BEGIN Data extract

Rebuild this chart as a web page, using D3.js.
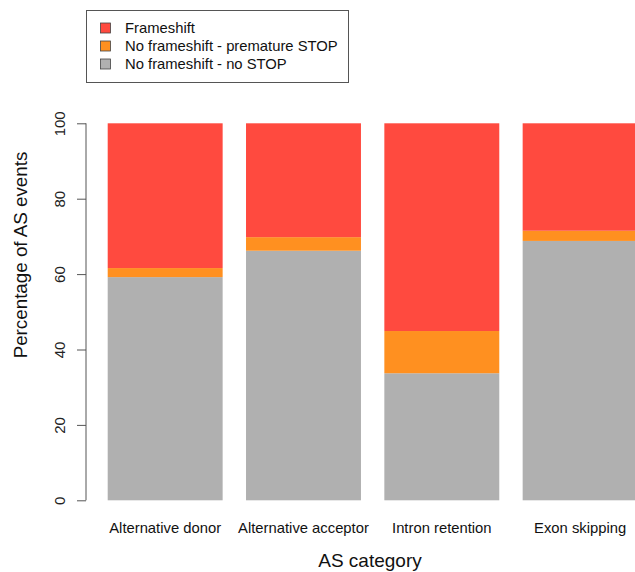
<!DOCTYPE html>
<html><head><meta charset="utf-8">
<script src="https://cdn.jsdelivr.net/npm/d3@7"></script>
<style>body{margin:0;background:#fff}svg{display:block;font-family:"Liberation Sans",Arial,Helvetica,sans-serif}</style>
</head><body>
<svg id="c" width="635" height="572"></svg>
<script>
const categories = ["Alternative donor","Alternative acceptor","Intron retention","Exon skipping"];
const seriesNames = ["No frameshift - no STOP","No frameshift - premature STOP","Frameshift"];
const noStop = [59.2, 66.2, 33.7, 68.8];
const prematureStop = [2.4, 3.6, 11.2, 2.7];
const frameshift = [38.4, 30.2, 55.1, 28.5];
const seriesColors = ["#b0b0b0","#ff9020","#ff4a3f"];
const yTicks = [0,20,40,60,80,100];
const legendOrder = [2,1,0];

const svg = d3.select("#c");
const rows = categories.map((c,i)=>({cat:c, s0:noStop[i], s1:prematureStop[i], s2:frameshift[i]}));
const stack = d3.stack().keys(["s0","s1","s2"])(rows);

const x = d3.scaleBand().domain(categories).range([107.7, 637.6]).paddingInner(0.169).paddingOuter(0);
const y = d3.scaleLinear().domain([0,100]).range([500.3, 123.3]);

svg.append("g").selectAll("g").data(stack).join("g")
  .attr("fill",(d,i)=>seriesColors[i])
  .selectAll("rect").data(d=>d).join("rect")
  .attr("x",d=>x(d.data.cat)).attr("width",x.bandwidth())
  .attr("y",d=>y(d[1])).attr("height",d=>y(d[0])-y(d[1]));

const yAxis = svg.append("g").attr("transform","translate(86,0)")
  .call(d3.axisLeft(y).tickValues(yTicks).tickSize(9).tickPadding(0).tickFormat(d3.format("d")));
yAxis.select(".domain").attr("stroke","#555").attr("d",`M0,${y(0)}V${y(100)}`);
yAxis.selectAll(".tick line").attr("stroke","#555");
yAxis.selectAll(".tick text").attr("font-size",15).attr("fill","#222")
  .attr("transform","rotate(-90)").attr("x",0).attr("y",-26).attr("dy","0.35em").attr("text-anchor","middle");

svg.append("g").selectAll("text").data(categories).join("text")
  .attr("x",d=>x(d)+x.bandwidth()/2).attr("y",533).attr("text-anchor","middle")
  .attr("font-size",14.8).attr("fill","#111").text(d=>d);

svg.append("text").attr("x",370).attr("y",567).attr("text-anchor","middle")
  .attr("font-size",19).attr("fill","#111").text("AS category");
svg.append("text").attr("transform","translate(27,255) rotate(-90)").attr("text-anchor","middle")
  .attr("font-size",18.8).attr("fill","#111").text("Percentage of AS events");

const lg = svg.append("g");
lg.append("rect").attr("x",86.5).attr("y",10.5).attr("width",262).attr("height",72)
  .attr("fill","#fff").attr("stroke","#555");
legendOrder.forEach((si,k)=>{
  const cy = 28 + k*18;
  lg.append("rect").attr("x",100.5).attr("y",cy-5).attr("width",10).attr("height",10)
    .attr("fill",seriesColors[si]).attr("stroke","#444").attr("stroke-width",0.8);
  lg.append("text").attr("x",125).attr("y",cy).attr("dy","0.35em").attr("font-size",14.8)
    .attr("fill","#111").text(seriesNames[si]);
});
</script>
</body></html>
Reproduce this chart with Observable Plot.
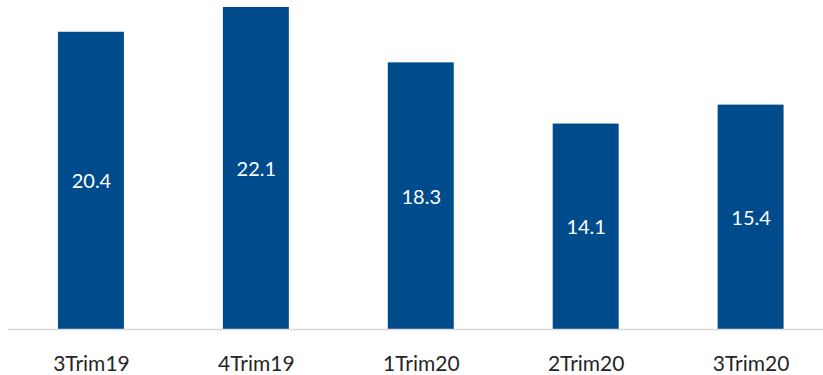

END Data extract

Instructions for the task:
Write every entry out again exactly, dropping the pictures.

Correct output:
Rebuild this chart as a web page, using D3.js.
<!DOCTYPE html>
<html><head><meta charset="utf-8">
<script src="https://cdn.jsdelivr.net/npm/d3@7"></script>
<style>body{margin:0;background:#fff}svg{display:block;font-family:"Liberation Sans",Arial,Helvetica,sans-serif}</style>
</head><body>
<svg id="c" width="635" height="572"></svg>
<script>
const categories = ["Alternative donor","Alternative acceptor","Intron retention","Exon skipping"];
const seriesNames = ["No frameshift - no STOP","No frameshift - premature STOP","Frameshift"];
const noStop = [59.2, 66.2, 33.7, 68.8];
const prematureStop = [2.4, 3.6, 11.2, 2.7];
const frameshift = [38.4, 30.2, 55.1, 28.5];
const seriesColors = ["#b0b0b0","#ff9020","#ff4a3f"];
const yTicks = [0,20,40,60,80,100];
const legendOrder = [2,1,0];

const svg = d3.select("#c");
const rows = categories.map((c,i)=>({cat:c, s0:noStop[i], s1:prematureStop[i], s2:frameshift[i]}));
const stack = d3.stack().keys(["s0","s1","s2"])(rows);

const x = d3.scaleBand().domain(categories).range([107.7, 637.6]).paddingInner(0.169).paddingOuter(0);
const y = d3.scaleLinear().domain([0,100]).range([500.3, 123.3]);

svg.append("g").selectAll("g").data(stack).join("g")
  .attr("fill",(d,i)=>seriesColors[i])
  .selectAll("rect").data(d=>d).join("rect")
  .attr("x",d=>x(d.data.cat)).attr("width",x.bandwidth())
  .attr("y",d=>y(d[1])).attr("height",d=>y(d[0])-y(d[1]));

const yAxis = svg.append("g").attr("transform","translate(86,0)")
  .call(d3.axisLeft(y).tickValues(yTicks).tickSize(9).tickPadding(0).tickFormat(d3.format("d")));
yAxis.select(".domain").attr("stroke","#555").attr("d",`M0,${y(0)}V${y(100)}`);
yAxis.selectAll(".tick line").attr("stroke","#555");
yAxis.selectAll(".tick text").attr("font-size",15).attr("fill","#222")
  .attr("transform","rotate(-90)").attr("x",0).attr("y",-26).attr("dy","0.35em").attr("text-anchor","middle");

svg.append("g").selectAll("text").data(categories).join("text")
  .attr("x",d=>x(d)+x.bandwidth()/2).attr("y",533).attr("text-anchor","middle")
  .attr("font-size",14.8).attr("fill","#111").text(d=>d);

svg.append("text").attr("x",370).attr("y",567).attr("text-anchor","middle")
  .attr("font-size",19).attr("fill","#111").text("AS category");
svg.append("text").attr("transform","translate(27,255) rotate(-90)").attr("text-anchor","middle")
  .attr("font-size",18.8).attr("fill","#111").text("Percentage of AS events");

const lg = svg.append("g");
lg.append("rect").attr("x",86.5).attr("y",10.5).attr("width",262).attr("height",72)
  .attr("fill","#fff").attr("stroke","#555");
legendOrder.forEach((si,k)=>{
  const cy = 28 + k*18;
  lg.append("rect").attr("x",100.5).attr("y",cy-5).attr("width",10).attr("height",10)
    .attr("fill",seriesColors[si]).attr("stroke","#444").attr("stroke-width",0.8);
  lg.append("text").attr("x",125).attr("y",cy).attr("dy","0.35em").attr("font-size",14.8)
    .attr("fill","#111").text(seriesNames[si]);
});
</script>
</body></html>
Reproduce this chart with Observable Plot.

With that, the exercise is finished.